A recent study by researchers from the Centers for Disease Control and Prevention found that most mothers plan to exclusively breastfeed for at least three months, but only one-third of them actually do.
The World Health Organization and the American Academy of Pediatrics recommend that mothers breast-feed exclusively (only breast milk and medications or micronutrient supplements, but no other liquids or solids) for about the first six months of their infants’ lives.
Studies have shown that most mothers in the U.S. do not exclusively breastfeed their infants for six months, but little was known about how long mothers had planned to breastfeed. In a new study, “Baby-Friendly Hospital Practices and Meeting Exclusive Breastfeeding Intention,” in the July 2012 issue of Pediatrics, researchers at the Centers for Disease Control and Prevention surveyed pregnant women about their intentions for exclusive breastfeeding and then followed up with monthly surveys over the next year. The study authors found 85 percent of mothers who planned to exclusively breast-feed intended to do so for three months or longer. However, only 32.4 percent of mothers exclusively breast-fed for as long as they intended.

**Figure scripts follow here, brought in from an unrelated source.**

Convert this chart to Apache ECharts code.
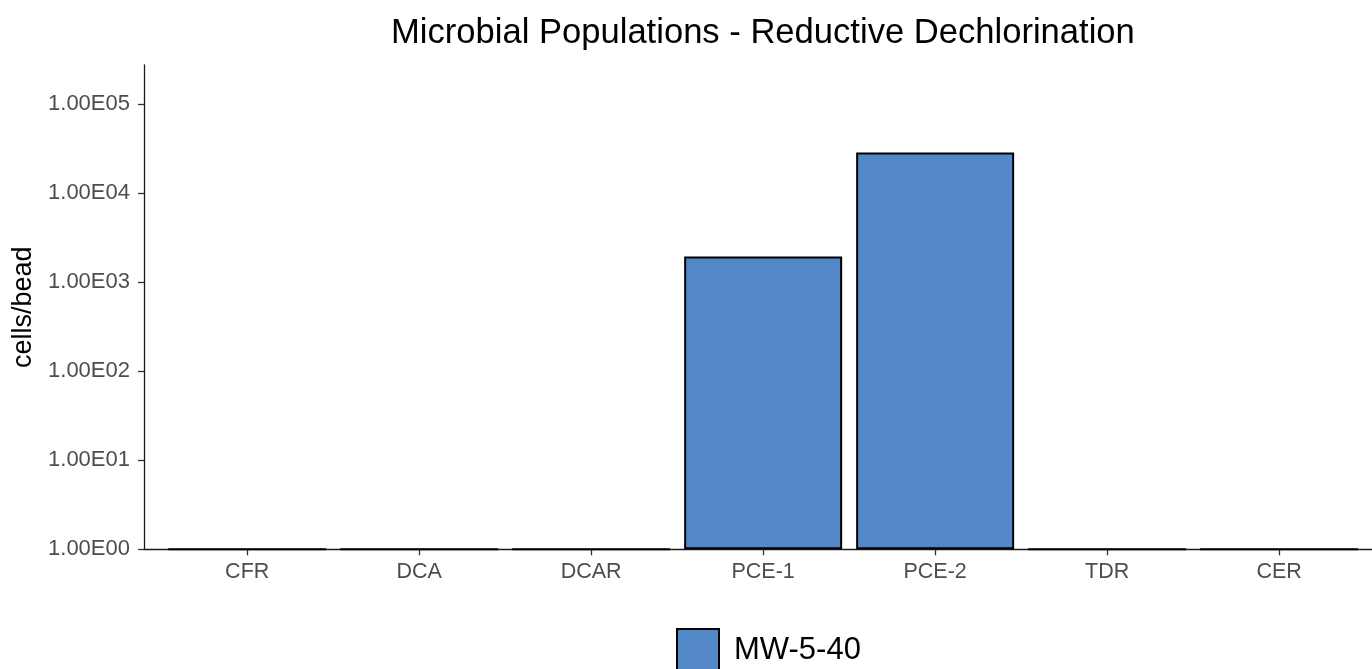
<!DOCTYPE html>
<html>
<head>
<meta charset="utf-8">
<title>Microbial Populations - Reductive Dechlorination</title>
<script src="https://cdn.jsdelivr.net/npm/echarts@6/dist/echarts.min.js"></script>
<style>
  html, body { margin: 0; padding: 0; background: #ffffff; }
  #chart { width: 1372px; height: 669px; }
</style>
</head>
<body>
<div id="chart"></div>
<script>
// Gene targets along the x axis
const categories = ['CFR', 'DCA', 'DCAR', 'PCE-1', 'PCE-2', 'TDR', 'CER'];
// Cells per bead for well MW-5-40 (1 = not detected, sits on the baseline)
const mw540 = [1, 1, 1, 1950, 28700, 1, 1];
const seriesName = 'MW-5-40';

const FONT = '"Liberation Sans", Arial, sans-serif';
const positions = categories.map((_, i) => i + 1);

// 1, 10, 100 ... written as 1.00E00, 1.00E01, 1.00E02 ...
function sci(v) {
  const e = Math.round(Math.log10(v));
  if (Math.abs(v - Math.pow(10, e)) > 1e-6 * v) return '';
  return '1.00E' + (e < 10 ? '0' + e : String(e));
}

const chart = echarts.init(document.getElementById('chart'), null, { renderer: 'canvas' });

chart.setOption({
  animation: false,
  backgroundColor: '#ffffff',
  title: {
    text: 'Microbial Populations - Reductive Dechlorination',
    left: 391,
    top: 16,
    padding: 0,
    textStyle: { fontFamily: FONT, fontSize: 34.6, fontWeight: 'normal', color: '#000000' }
  },
  legend: {
    left: 676,
    top: 628,
    padding: 0,
    itemWidth: 42,
    itemHeight: 42,
    icon: 'rect',
    data: [seriesName],
    textStyle: { fontFamily: FONT, fontSize: 31, color: '#000000', padding: [0, 0, 0, 10] }
  },
  grid: {
    left: 144,
    top: 65,
    right: 0,
    height: 484.3,
    containLabel: false
  },
  xAxis: {
    type: 'value',
    min: 0.4,
    max: 7.54,
    splitLine: { show: false },
    axisLine: { show: true, lineStyle: { color: '#1a1a1a', width: 1.3 } },
    axisTick: { show: true, customValues: positions, length: 6, lineStyle: { color: '#333333', width: 1.3 } },
    axisLabel: {
      customValues: positions,
      formatter: v => categories[Math.round(v) - 1] || '',
      fontFamily: FONT, fontSize: 21.5, color: '#4d4d4d', margin: 12
    }
  },
  yAxis: {
    type: 'log',
    logBase: 10,
    min: 1,
    max: 276000,
    name: 'cells/bead',
    nameLocation: 'middle',
    nameRotate: 90,
    nameGap: 102,
    nameTextStyle: { fontFamily: FONT, fontSize: 27, color: '#000000' },
    splitLine: { show: false },
    axisLine: { show: true, lineStyle: { color: '#1a1a1a', width: 1.3 } },
    axisTick: { show: true, length: 6, lineStyle: { color: '#333333', width: 1.3 } },
    axisLabel: {
      formatter: v => sci(v),
      showMaxLabel: false,
      fontFamily: FONT, fontSize: 22, color: '#4d4d4d', margin: 14
    }
  },
  series: [{
    name: seriesName,
    type: 'bar',
    barWidth: 158,
    data: positions.map((p, i) => [p, mw540[i]]),
    itemStyle: { color: '#5388c8', borderColor: '#000000', borderWidth: 2 }
  }]
});
</script>
</body>
</html>
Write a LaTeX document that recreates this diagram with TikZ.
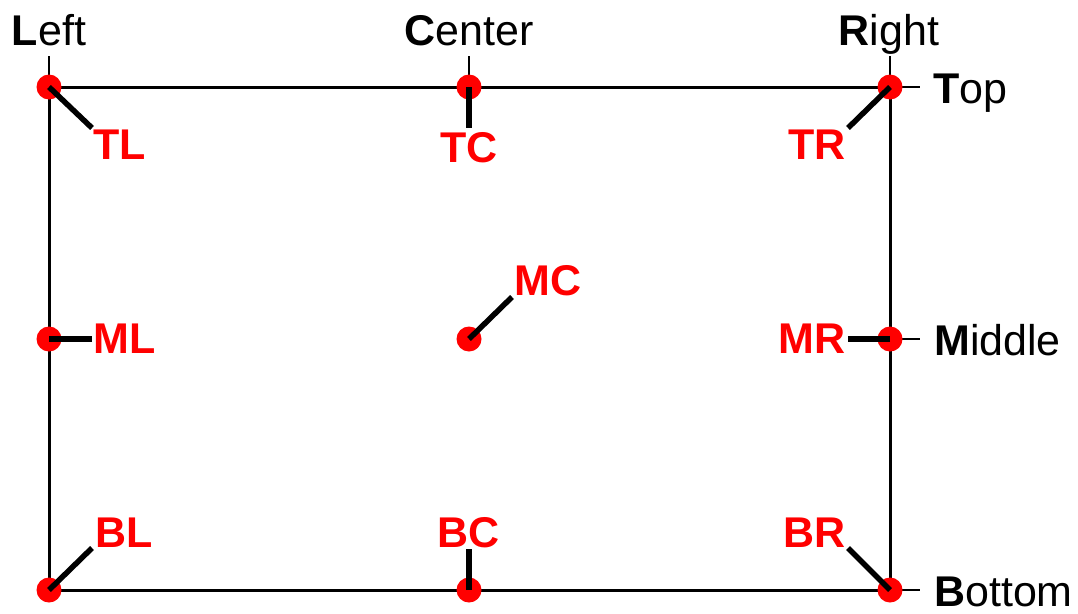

Mothers who were married and who already had a previous baby were more likely to breastfeed as long as they had planned. Other factors that improved the chances a mother would meet her goals included beginning breastfeeding within an hour of birth and not being given supplemental formula feedings or pacifiers in the hospital. Mothers who were obese, smoked or had a longer intended breastfeeding duration were less likely to meet their intention. Study authors conclude that increasing baby-friendly hospital practices, particularly giving only breast milk in the hospital, may help more mothers breastfeed for as long as they intend.